Per i trasporti (Ten-T) si stima una necessità di investimenti per 1500 miliardi di euro tra il 2010 al 2030 di cui 500 almeno entro il 2020 per completare le infrastrutture merci e passeggeri esistenti con interventi per alta efficienza ed emissioni contenute e quindi con scopi non dissimili da quelli per l'energia. Ben diversamente da quanto sperano gli "auto-dipendenti" e da quanto temono gli "auto-avversi", il Ten-T riguarda soprattutto ferrovie, vie navigabili interne e trasporti marittimi, porti, aeroporti e sistemi di trasporto aereo, nodi urbani. La Ten-T è strutturata in «rete globale» da realizzare entro il 2050 e in «rete centrale» per realizzare entro il 2030 i collegamenti multimodali. I corridoi della rete centrale sono 10 e l'Italia è direttamente interessata da quattro.

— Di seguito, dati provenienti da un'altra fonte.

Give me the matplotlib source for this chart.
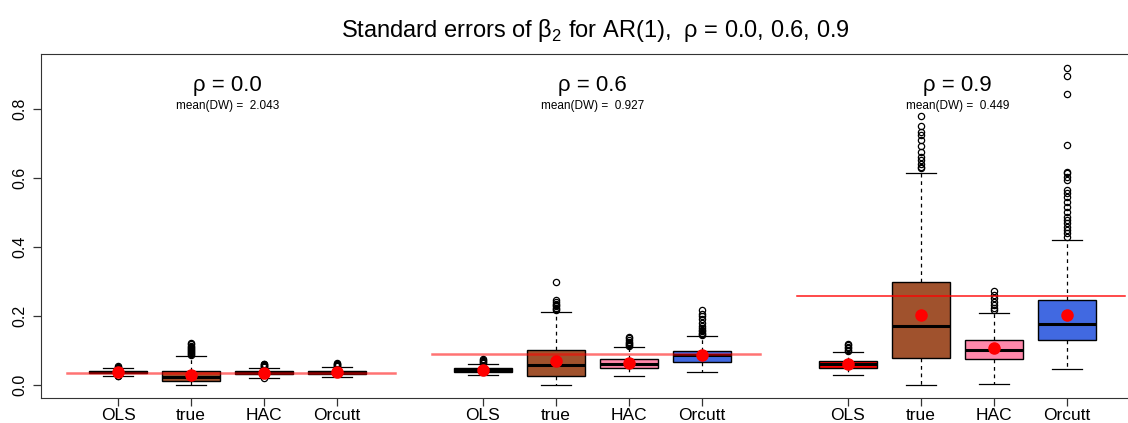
import matplotlib.pyplot as plt

plt.rcParams['font.family'] = ['Liberation Sans', 'DejaVu Sans']
plt.rcParams['mathtext.fontset'] = 'custom'
plt.rcParams['mathtext.rm'] = 'Liberation Sans'

# 数据
methods = ['OLS', 'true', 'HAC', 'Orcutt']
rhos = ['0.0', '0.6', '0.9']
mean_dw = ['2.043', '0.927', '0.449']
ref_line = [0.035, 0.089, 0.258]   # 红色参考线

# 每组四个箱线: (whislo, q1, med, q3, whishi)
box_g1 = [(0.026, 0.035, 0.037, 0.040, 0.049),
          (0.000, 0.012, 0.024, 0.041, 0.085),
          (0.021, 0.031, 0.036, 0.040, 0.050),
          (0.022, 0.033, 0.037, 0.041, 0.052)]
box_g2 = [(0.029, 0.038, 0.043, 0.048, 0.061),
          (0.000, 0.026, 0.058, 0.101, 0.211),
          (0.026, 0.049, 0.061, 0.075, 0.110),
          (0.038, 0.067, 0.087, 0.098, 0.142)]
box_g3 = [(0.029, 0.049, 0.061, 0.070, 0.096),
          (0.000, 0.078, 0.171, 0.298, 0.614),
          (0.004, 0.076, 0.101, 0.130, 0.210),
          (0.046, 0.130, 0.177, 0.246, 0.420)]
means_g1 = [0.037, 0.028, 0.036, 0.037]
means_g2 = [0.043, 0.069, 0.063, 0.086]
means_g3 = [0.060, 0.203, 0.107, 0.202]

outliers_g1 = [[0.045, 0.048, 0.050, 0.052, 0.055, 0.027, 0.025],
               [0.088, 0.090, 0.092, 0.095, 0.098, 0.100, 0.103, 0.106, 0.110, 0.114, 0.118, 0.122],
               [0.052, 0.054, 0.056, 0.058, 0.060, 0.062, 0.019],
               [0.054, 0.056, 0.058, 0.060, 0.062, 0.064]]
outliers_g2 = [[0.063, 0.066, 0.069, 0.072, 0.075],
               [0.216, 0.220, 0.224, 0.228, 0.232, 0.236, 0.240, 0.246, 0.298],
               [0.112, 0.115, 0.118, 0.121, 0.125, 0.130, 0.135, 0.140],
               [0.144, 0.148, 0.152, 0.156, 0.160, 0.165, 0.170, 0.180, 0.190, 0.200, 0.205, 0.217]]
outliers_g3 = [[0.098, 0.102, 0.106, 0.110, 0.115, 0.120],
               [0.628, 0.633, 0.641, 0.652, 0.662, 0.676, 0.693, 0.710, 0.725, 0.734, 0.749, 0.780],
               [0.217, 0.222, 0.232, 0.241, 0.251, 0.261, 0.272],
               [0.430, 0.440, 0.449, 0.459, 0.469, 0.478, 0.488, 0.502, 0.517, 0.531, 0.546,
                0.556, 0.565, 0.594, 0.604, 0.615, 0.618, 0.696, 0.843, 0.896, 0.919]]

colors = ['#ff0000', '#a0522d', '#ff88aa', '#4169e1']

groups = [(box_g1, means_g1, outliers_g1),
          (box_g2, means_g2, outliers_g2),
          (box_g3, means_g3, outliers_g3)]

fig = plt.figure(figsize=(11.28, 4.23), dpi=100)
ax = fig.add_axes([41 / 1128, 25 / 423, 1087 / 1128, 344 / 423])

positions = []
labels = []
for g, (boxes, means, outs) in enumerate(groups):
    start = 1 + 5 * g
    pos = [start + i for i in range(4)]
    stats = []
    for (lo, q1, med, q3, hi), fl in zip(boxes, outs):
        stats.append(dict(whislo=lo, q1=q1, med=med, q3=q3, whishi=hi, fliers=fl))
    bp = ax.bxp(stats, positions=pos, widths=0.8, patch_artist=True,
                boxprops=dict(edgecolor='black', linewidth=1),
                medianprops=dict(color='black', linewidth=2.2),
                whiskerprops=dict(color='black', linewidth=0.9, linestyle=(0, (3, 3))),
                capprops=dict(color='black', linewidth=0.9),
                flierprops=dict(marker='o', markerfacecolor='none', markeredgecolor='black',
                                markersize=4.5, markeredgewidth=0.9))
    for patch, c in zip(bp['boxes'], colors):
        patch.set_facecolor(c)
    lw = 1.8 if g < 2 else 1.1
    al = 0.55 if g < 2 else 0.9
    ax.plot([start - 0.7, start + 3.8], [ref_line[g]] * 2, color='red', lw=lw, alpha=al, zorder=3)
    ax.plot(pos, means, 'o', color='red', markersize=8, zorder=4)
    ax.text(start + 1.5, 0.867, 'ρ = ' + rhos[g], ha='center', va='center', fontsize=16)
    ax.text(start + 1.5, 0.809, 'mean(DW) =  ' + mean_dw[g], ha='center', va='center', fontsize=8.5)
    positions += pos
    labels += methods

ax.set_xlim(-0.055, 14.836)
ax.set_ylim(-0.0377, 0.959)
ax.set_xticks(positions)
ax.set_xticklabels(labels, fontsize=12.5)
ax.set_yticks([0.0, 0.2, 0.4, 0.6, 0.8])
ax.set_yticklabels(['0.0', '0.2', '0.4', '0.6', '0.8'], fontsize=11.5, rotation=90, va='center')
ax.tick_params(length=6, width=0.9, color='#333333')
ax.tick_params(axis='x', pad=1.5)
ax.spines['right'].set_visible(False)
for s in ['left', 'bottom', 'top']:
    ax.spines[s].set_color('#333333')

fig.text(595 / 1128, 1 - 30 / 423, 'Standard errors of β$_2$ for AR(1),  ρ = 0.0, 0.6, 0.9',
         ha='center', va='center', fontsize=17)

fig.savefig('out.png', dpi=100)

Per le telecomunicazioni( Ten-Bda), dove Bda sta per Broadband e Digital Agenda, si stima una necessità di investimenti per 270 miliardi di euro per connettere con banda larga veloce o ultraveloce gli operatori individuali, aziendali e pubblici entro il 2020. In particolare le connessioni transeuropee pubbliche ad alta velocità (compresa l'assistenza sanitaria on line, l'identità elettronica, gli adempimenti elettronici). In sintesi si punta ad un collegamento europeo generalizzato a 30 Mbps e di 100 Mbps per almeno il 50% dei nuclei famigliari. È evidente che la Ten-Bda è anche essenziale per le altre due Ten.

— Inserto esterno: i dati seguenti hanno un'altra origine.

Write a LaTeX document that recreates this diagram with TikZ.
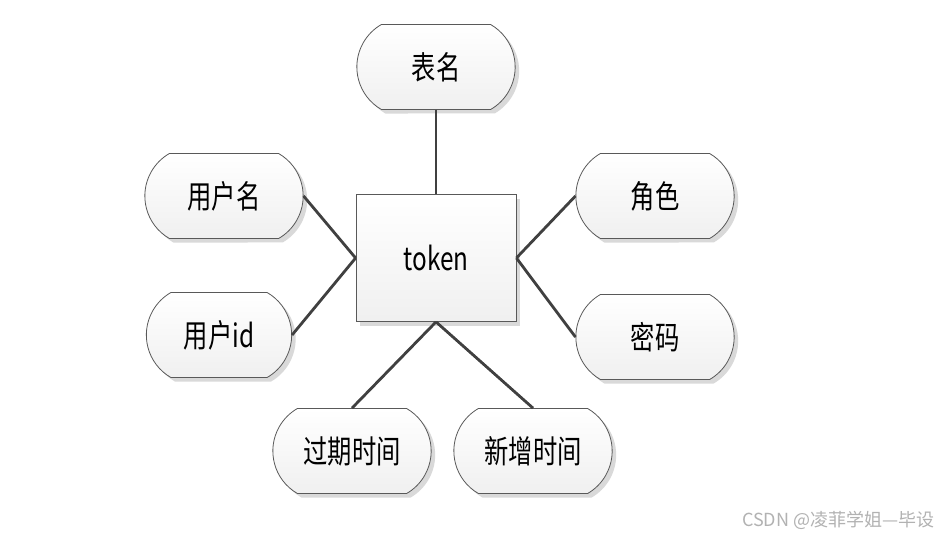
\documentclass[tikz,border=0pt]{standalone}
\usepackage{fontspec}
\newfontfamily\cjk[FakeStretch=0.76]{Noto Sans CJK SC}
\newfontfamily\cjkmark{Noto Sans CJK SC}
\usetikzlibrary{shapes.misc, shadows, positioning}
\tikzset{
    attr/.style={rounded rectangle, rounded rectangle arc length=120,
        minimum width=165pt, minimum height=85pt, draw=black!65, line width=0.8pt,
        top color=white, bottom color=black!6,
        drop shadow={shadow xshift=4pt, shadow yshift=-4pt, fill=black!15, opacity=1},
        font=\cjk\fontsize{32}{36}\selectfont},
    entity/.style={rectangle, minimum width=160pt, minimum height=127pt,
        draw=black!65, line width=0.8pt, top color=white, bottom color=black!6,
        drop shadow={shadow xshift=4pt, shadow yshift=-4pt, fill=black!15, opacity=1},
        font=\cjk\fontsize{32}{36}\selectfont},
    link/.style={draw=black!75, line width=2.8pt}
}
\begin{document}
\begin{tikzpicture}[x=1pt, y=-1pt]
    \useasboundingbox[fill=white] (0,0) rectangle (941,535);

    \node[entity] (tok) at (436,258) {token};
    \node[attr] (bm)  at (436,67)  {表名};
    \node[attr] (yhm) at (224,196) {用户名};
    \node[attr, minimum width=152pt] (yid) at (219,335) {用户id};
    \node[attr] (js)  at (655,196) {角色};
    \node[attr] (mm)  at (655,337) {密码};
    \node[attr] (gq)  at (352,451) {过期时间};
    \node[attr] (xz)  at (533,451) {新增时间};

    \path[link] (bm.south) edge (tok.north)
                (yhm.east) edge (tok.west)
                (yid.east) edge (tok.west)
                (js.west)  edge (tok.east)
                (mm.west)  edge (tok.east)
                (gq.north) edge (tok.south)
                (xz.north) edge (tok.south);

    \node[anchor=east, text=black!30, font=\cjkmark\fontsize{18}{20}\selectfont] (wm) at (938,520) {CSDN @凌菲学姐—毕设};
\end{tikzpicture}
\end{document}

Di fronte a progetti apparentemente così imponenti si pongono molti problemi tra i quali quello del loro realismo anche con riferimento al finanziamento. Stando alla proposta della Commissione per il Cef, il sostegno diretto della Ue e gli strumenti finanziari con garanzie pubbliche potrebbero avere un effetto moltiplicatore di finanziamento dal mercato da 1 a 15 o addirittura da 1 a 20. A prima vista paiono stime ottimistiche. Bisogna però tenere conto sia dell'enorme liquidità internazionale sia del fatto che la stessa, se non verrà convogliata su progetti reali a lungo termine, potrà causare nuove bolle speculative ed inflazione. Le infrastrutture transeuropee, alle quali dedicheremo alcuni articoli, rappresentano perciò la priorità dell'economia reale per la Ue.